Technically a Justice League villain, but I think he's been in a few solo Batman comics as well, and moreover, Prometheus was
designed to be the Anti-Batman. I didn't do the whole Jim Mahfood thick black outline thing I usually do in the inks because I feel like the thinner, scratchier, trembling lines get across the nerviness in his character that makes Prometheus one of my favorite villains ever.

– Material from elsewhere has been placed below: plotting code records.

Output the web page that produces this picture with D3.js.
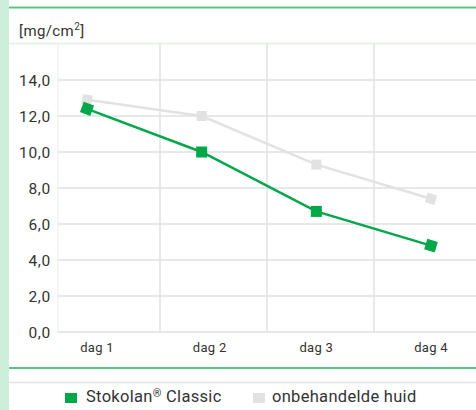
<!DOCTYPE html>
<html><head><meta charset="utf-8">
<script src="https://cdn.jsdelivr.net/npm/d3@7/dist/d3.min.js"></script>
<style>
html,body{margin:0;padding:0;background:#fff;}
text{font-family:Roboto,"DejaVu Sans",sans-serif;}
</style></head>
<body><svg id="c" width="476" height="410"></svg>
<script>
const categories = ["dag 1","dag 2","dag 3","dag 4"];
const stokolan = [12.4, 10.0, 6.7, 4.8];
const onbehandeld = [12.9, 12.0, 9.3, 7.4];
const yTicks = [0,2,4,6,8,10,12,14];
const seriesNames = ["Stokolan® Classic","onbehandelde huid"];
const unitLabel = "[mg/cm";

const svg = d3.select("#c");
const green = "#00a84a", grey = "#e2e2e2";

svg.append("rect").attr("x",0).attr("y",0).attr("width",9).attr("height",410).attr("fill","#cdeedb");
svg.append("line").attr("x1",9).attr("x2",476).attr("y1",7.5).attr("y2",7.5).attr("stroke","#5cc483").attr("stroke-width",2);
svg.append("line").attr("x1",9).attr("x2",476).attr("y1",43.5).attr("y2",43.5).attr("stroke","#e3f4e9").attr("stroke-width",2);
svg.append("line").attr("x1",9).attr("x2",476).attr("y1",368).attr("y2",368).attr("stroke","#5cc483").attr("stroke-width",2);
svg.append("line").attr("x1",9).attr("x2",476).attr("y1",382.5).attr("y2",382.5).attr("stroke","#e4e4e4").attr("stroke-width",1.5);

const unit = svg.append("text").attr("x",19).attr("y",36).attr("font-size",15).attr("letter-spacing",0.4).attr("fill","#333");
unit.append("tspan").text(unitLabel);
unit.append("tspan").attr("font-size",10).attr("dy",-6).text("2");
unit.append("tspan").attr("dy",6).text("]");

const y = d3.scaleLinear().domain([0,14]).range([332,80]);
const x = d3.scalePoint().domain(categories).range([87,431]);

svg.append("g").selectAll("line").data(yTicks).join("line")
  .attr("x1",57).attr("x2",476).attr("y1",d=>y(d)).attr("y2",d=>y(d))
  .attr("stroke","#e8e8e8").attr("stroke-width",2);
const vx = [58,160,267,374];
svg.append("g").selectAll("line").data(vx).join("line")
  .attr("x1",d=>d).attr("x2",d=>d).attr("y1",44).attr("y2",332)
  .attr("stroke",(d,i)=>i===0?"#f3f3f3":"#e2e2e2").attr("stroke-width",1.5);

const fmt = d=>d3.format(".1f")(d).replace(".",",");
svg.append("g").selectAll("text").data(yTicks).join("text")
  .attr("x",51).attr("y",d=>y(d)+5.5).attr("text-anchor","end")
  .attr("font-size",15.5).attr("letter-spacing",0.7).attr("fill","#333").text(fmt);

svg.append("g").selectAll("text").data(categories).join("text")
  .attr("x",d=>x(d)+ (d==="dag 1"?10:(d==="dag 2"?8:0))).attr("y",352).attr("text-anchor","middle")
  .attr("font-size",13).attr("letter-spacing",0.3).attr("fill","#333").text(d=>d);

function drawSeries(vals,color,size){
  const pts = vals.map((v,i)=>[x(categories[i]),y(v)]);
  svg.append("path").attr("d",d3.line()(pts)).attr("fill","none")
    .attr("stroke",color).attr("stroke-width",2.5);
  svg.append("g").selectAll("rect").data(pts).join("rect")
    .attr("x",-size/2).attr("y",-size/2).attr("width",size).attr("height",size)
    .attr("fill",color)
    .attr("transform",(p,i)=>{
      let a=0;
      if(i===0){const q=pts[1];a=Math.atan2(q[1]-p[1],q[0]-p[0])*180/Math.PI;}
      if(i===pts.length-1){const q=pts[i-1];a=Math.atan2(p[1]-q[1],p[0]-q[0])*180/Math.PI;}
      return `translate(${p[0]},${p[1]}) rotate(${a})`;
    });
}
drawSeries(onbehandeld,grey,10);
drawSeries(stokolan,green,11);

const lg = svg.append("g");
lg.append("rect").attr("x",65).attr("y",393).attr("width",12).attr("height",10).attr("fill",green);
const t1 = lg.append("text").attr("x",86).attr("y",402).attr("font-size",16.5).attr("letter-spacing",0.3).attr("fill","#333");
t1.append("tspan").text("Stokolan");
t1.append("tspan").attr("font-size",11).attr("dy",-5).text("®");
t1.append("tspan").attr("dy",5).text(" Classic");
lg.append("rect").attr("x",253).attr("y",393).attr("width",12).attr("height",10).attr("fill",grey);
lg.append("text").attr("x",272).attr("y",402).attr("font-size",16.5).attr("letter-spacing",0.3).attr("fill","#333").text(seriesNames[1]);
</script></body></html>
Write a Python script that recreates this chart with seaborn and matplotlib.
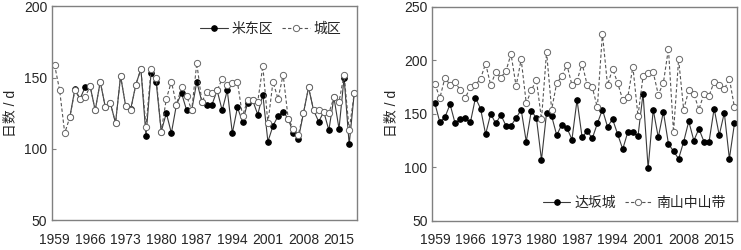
import numpy as np
import pandas as pd
import matplotlib
matplotlib.use('Agg')
import matplotlib.pyplot as plt
import seaborn as sns

# left panel
years_city = list(range(1959, 2019))
city = [159, 141, 111, 122, 141, 135, 136, 144, 127, 147, 129, 132, 118, 151, 130, 127, 145, 156, 115, 156,
        150, 112, 135, 147, 131, 143, 137, 127, 160, 133, 140, 139, 141, 149, 145, 146, 147, 123, 134, 134,
        133, 158, 118, 147, 135, 152, 121, 114, 110, 125, 143, 127, 127, 126, 125, 136, 133, 152, 113, 139]
years_midong = list(range(1962, 2019))
midong = [122, 142, 135, 143, 144, 127, 147, 129, 132, 118, 151, 130, 128, 145, 156, 109,
          153, 147, 112, 125, 111, 131, 139, 127, 127, 147, 133, 131, 131, 141, 127, 141, 111, 129, 119, 132,
          134, 124, 138, 105, 116, 123, 126, 121, 111, 107, 125, 143, 127, 119, 126, 113, 136, 114, 150, 103, 139]

# right panel
years_r = list(range(1959, 2019))
nanshan = [178, 165, 184, 177, 180, 172, 165, 175, 177, 183, 197, 177, 189, 184, 190, 206, 176, 201, 160, 172,
           182, 145, 208, 154, 179, 185, 196, 177, 181, 197, 177, 175, 156, 225, 177, 192, 179, 163, 166, 194,
           148, 185, 188, 189, 168, 179, 211, 133, 201, 154, 172, 169, 154, 169, 167, 180, 177, 173, 183, 156]
dabancheng = [160, 142, 147, 159, 141, 145, 146, 142, 165, 155, 131, 150, 141, 149, 139, 139, 146, 154, 124, 153,
              146, 107, 151, 148, 130, 140, 137, 126, 163, 128, 134, 127, 141, 154, 138, 145, 131, 117, 133, 133,
              129, 169, 99, 154, 128, 152, 122, 115, 108, 124, 143, 125, 136, 124, 124, 155, 130, 151, 108, 141]

tick_years = [1959, 1966, 1973, 1980, 1987, 1994, 2001, 2008, 2015]

sns.set_style('white')
plt.rcParams['font.family'] = ['Liberation Sans', 'Noto Sans CJK SC']
plt.rcParams['font.size'] = 10

fig = plt.figure(figsize=(7.41, 2.5), dpi=100)
ax1 = fig.add_axes([0.0702, 0.12, 0.4113, 0.855])
ax2 = fig.add_axes([0.5834, 0.117, 0.4112, 0.855])

solid = dict(color='#3a3a3a', marker='o', markersize=4, markerfacecolor='black',
             markeredgecolor='black', linewidth=0.8, linestyle='-')
dashed = dict(color='#555555', marker='o', markersize=4.5, markerfacecolor='white',
              markeredgecolor='#666666', markeredgewidth=0.7, linewidth=0.8, linestyle=(0, (3, 2)))

sns.lineplot(x=years_midong, y=midong, ax=ax1, label='米东区', **solid)
sns.lineplot(x=years_city, y=city, ax=ax1, label='城区', **dashed)
sns.lineplot(x=years_r, y=dabancheng, ax=ax2, label='达坂城', **solid)
sns.lineplot(x=years_r, y=nanshan, ax=ax2, label='南山中山带', **dashed)

for ax, ylim in [(ax1, (50, 200)), (ax2, (50, 250))]:
    ax.set_xlim(1958.5, 2018.5)
    ax.set_ylim(*ylim)
    ax.set_yticks(np.arange(ylim[0], ylim[1] + 1, 50))
    ax.set_xticks([y - 0.5 for y in tick_years[1:]])
    ax.set_xticklabels([])
    ax.set_xticks(tick_years, minor=True)
    ax.set_xticklabels([str(y) for y in tick_years], minor=True)
    ax.tick_params(axis='x', which='major', direction='in', length=3, color='#808080', width=0.8)
    ax.tick_params(axis='x', which='minor', length=0, pad=9, labelsize=10)
    ax.tick_params(axis='y', direction='in', length=3, color='#808080', width=0.8, labelsize=10, left=True)
    for s in ax.spines.values():
        s.set_visible(True)
        s.set_color('#808080')
        s.set_linewidth(1.0)
    ax.set_xlabel('')
    ax.set_ylabel('日数 / d', fontsize=10)

ax1.legend(loc='upper right', ncol=2, frameon=False, handlelength=2, columnspacing=0.6,
           handletextpad=0.3, borderaxespad=0.7, fontsize=10)
ax2.legend(loc='lower right', ncol=2, frameon=False, handlelength=2, columnspacing=0.6,
           handletextpad=0.3, borderaxespad=0.4, fontsize=10)

fig.savefig('out.png', dpi=100)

I was a Marvel Comics kid all the way until about late middle school when two comics introduced to the modern DC Universe: Mark Waid's
The Flash (WALLY WEST 4-EVA, BARRY ALLEN NEV-A) and Grant Morrison's
JLA. The first issue of
JLA I got was #10, the first part of "Rock of Ages," and it seemed too fast and slight to me at the time -- I wasn't quite certain what I'd just been hit with. But then, on a friend's recommendation, I picked up the Prometheus storyline. When Prometheus first meets Batman, Prometheus goes on this whole kick about how he has the thirty greatest martial artists in the world on a disc, and how he can use his helmet to download their fighting styles into his central nervous system. Batman, as you'd expect, indicates that he is not intimidated. Prometheus' response? "What if I told you that one of those thirty...is
you, Batman?"
That is exactly what I wanted out of a superhero comic book at the time, and truth be told, it is
still what I want out of one. And so began a love affair with Morrison's work.